Saturday, June 15, 2019

Non-Fiction



The movie reminded me 50-year old Andrzei Wajda's "Everything for sale" where characters ponder the encroachment of cinema on theater and TV on cinema (in Communist Poland) in a tragicomic situation. Of course, "Non-Fiction" is a comedy with nobody dying and everybody enjoying healthy doze of sex, which replaced alcohol of "Sideways", with which is also shares some affinities. Now the characters discuss in a nonchalant and cynical manner the fate of publishing business in the era of the internet and social networks. But behind their cynical masks there is genuine fear but also concern about the fate of high culture. The only remotely sympathetic character is the protagonist's much suffering policy wonk wife.

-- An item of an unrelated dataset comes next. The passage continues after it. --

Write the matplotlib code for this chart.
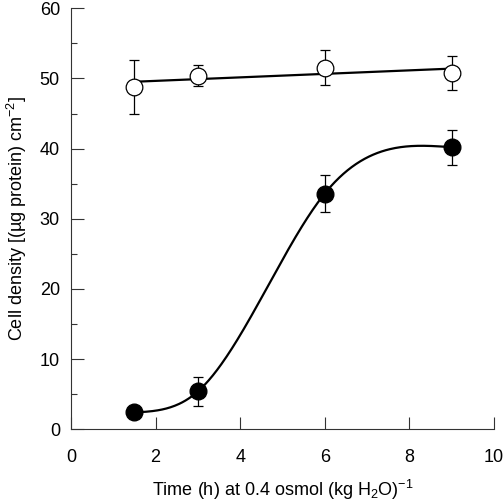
import numpy as np
import matplotlib
matplotlib.use("Agg")
import matplotlib.pyplot as plt
from matplotlib.ticker import MultipleLocator

plt.rcParams['font.family'] = ['Liberation Sans', 'DejaVu Sans']
plt.rcParams['mathtext.fontset'] = 'custom'
plt.rcParams['mathtext.rm'] = 'Liberation Sans'
plt.rcParams['mathtext.it'] = 'Liberation Sans:italic'
plt.rcParams['mathtext.sf'] = 'Liberation Sans'

# data
time_h = [1.5, 3, 6, 9]
open_density = [48.8, 50.4, 51.5, 50.8]
open_err = [3.8, 1.5, 2.5, 2.4]
filled_density = [2.4, 5.4, 33.6, 40.2]
filled_err = [0.8, 2.1, 2.7, 2.5]


def natural_spline(x, y, xs):
    # natural cubic spline through the points
    x = np.asarray(x, float)
    y = np.asarray(y, float)
    n = len(x)
    h = np.diff(x)
    A = np.zeros((n, n))
    r = np.zeros(n)
    A[0, 0] = A[-1, -1] = 1
    for i in range(1, n - 1):
        A[i, i - 1] = h[i - 1]
        A[i, i] = 2 * (h[i - 1] + h[i])
        A[i, i + 1] = h[i]
        r[i] = 6 * ((y[i + 1] - y[i]) / h[i] - (y[i] - y[i - 1]) / h[i - 1])
    M = np.linalg.solve(A, r)
    idx = np.clip(np.searchsorted(x, xs) - 1, 0, n - 2)
    a = x[idx + 1] - xs
    b = xs - x[idx]
    hh = h[idx]
    return (M[idx] * a**3 / (6 * hh) + M[idx + 1] * b**3 / (6 * hh)
            + (y[idx] - M[idx] * hh**2 / 6) * a / hh
            + (y[idx + 1] - M[idx + 1] * hh**2 / 6) * b / hh)


fig = plt.figure(figsize=(5.04, 5.03), dpi=100)
ax = fig.add_axes([0.1409, 0.1465, 0.839, 0.837])

# linear fit through open circles
slope, icpt = np.polyfit(time_h, open_density, 1)
xl = np.array([time_h[0], time_h[-1]])
ax.plot(xl, slope * xl + icpt, color='black', lw=1.6, zorder=2)

# smooth curve through filled circles
xs = np.linspace(time_h[0], time_h[-1], 300)
ax.plot(xs, natural_spline(time_h, filled_density, xs), color='black', lw=1.6, zorder=2)

ax.errorbar(time_h, open_density, yerr=open_err, fmt='o', ms=12, mfc='white',
            mec='black', mew=0.9, ecolor='black', elinewidth=0.9, capsize=3.8,
            capthick=0.9, zorder=3)
ax.errorbar(time_h, filled_density, yerr=filled_err, fmt='o', ms=12, mfc='black',
            mec='black', ecolor='black', elinewidth=0.9, capsize=3.8,
            capthick=0.9, zorder=3)

ax.set_xlim(0, 10)
ax.set_ylim(0, 60)
ax.xaxis.set_major_locator(MultipleLocator(2))
ax.yaxis.set_major_locator(MultipleLocator(10))
ax.yaxis.set_minor_locator(MultipleLocator(5))

ax.spines['top'].set_visible(False)
ax.spines['right'].set_visible(False)
for s in ('left', 'bottom'):
    ax.spines[s].set_linewidth(0.8)
    ax.spines[s].set_color('#333333')

ax.tick_params(axis='both', which='major', direction='in', length=9, width=0.8,
               labelsize=13, color='#333333')
ax.tick_params(axis='y', which='minor', direction='in', length=4.5, width=0.8,
               color='#333333')
ax.tick_params(axis='x', which='major', pad=14)
ax.tick_params(axis='y', which='major', pad=8)

ax.set_xlabel(r'Time (h) at 0.4 osmol (kg H$_\mathsf{2}$O)$^{\mathsf{-1}}$', fontsize=13,
              labelpad=9)
ax.set_ylabel(r'Cell density [(µg protein) cm$^{\mathsf{-2}}$]', fontsize=13,
              labelpad=8)

fig.savefig('out.png', dpi=100)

However, sex- and fame-obsessed author of semi-autobiographical chick lit Leonard Spiegel is hardly a good spokesman for high culture even when he quotes Nietzsche and Sartre (seemingly an obligation in France where even a bisexual ditz quotes somebody to her publisher boss in bed). Movie even adds a postmodernist element in the form of the character of Juliet Binoche--washed out TV actress in the French imitations of NYPD--to text to real Juliet Binoche, the movie star. Olivier Assayas is a famed director but this is not his best scoop.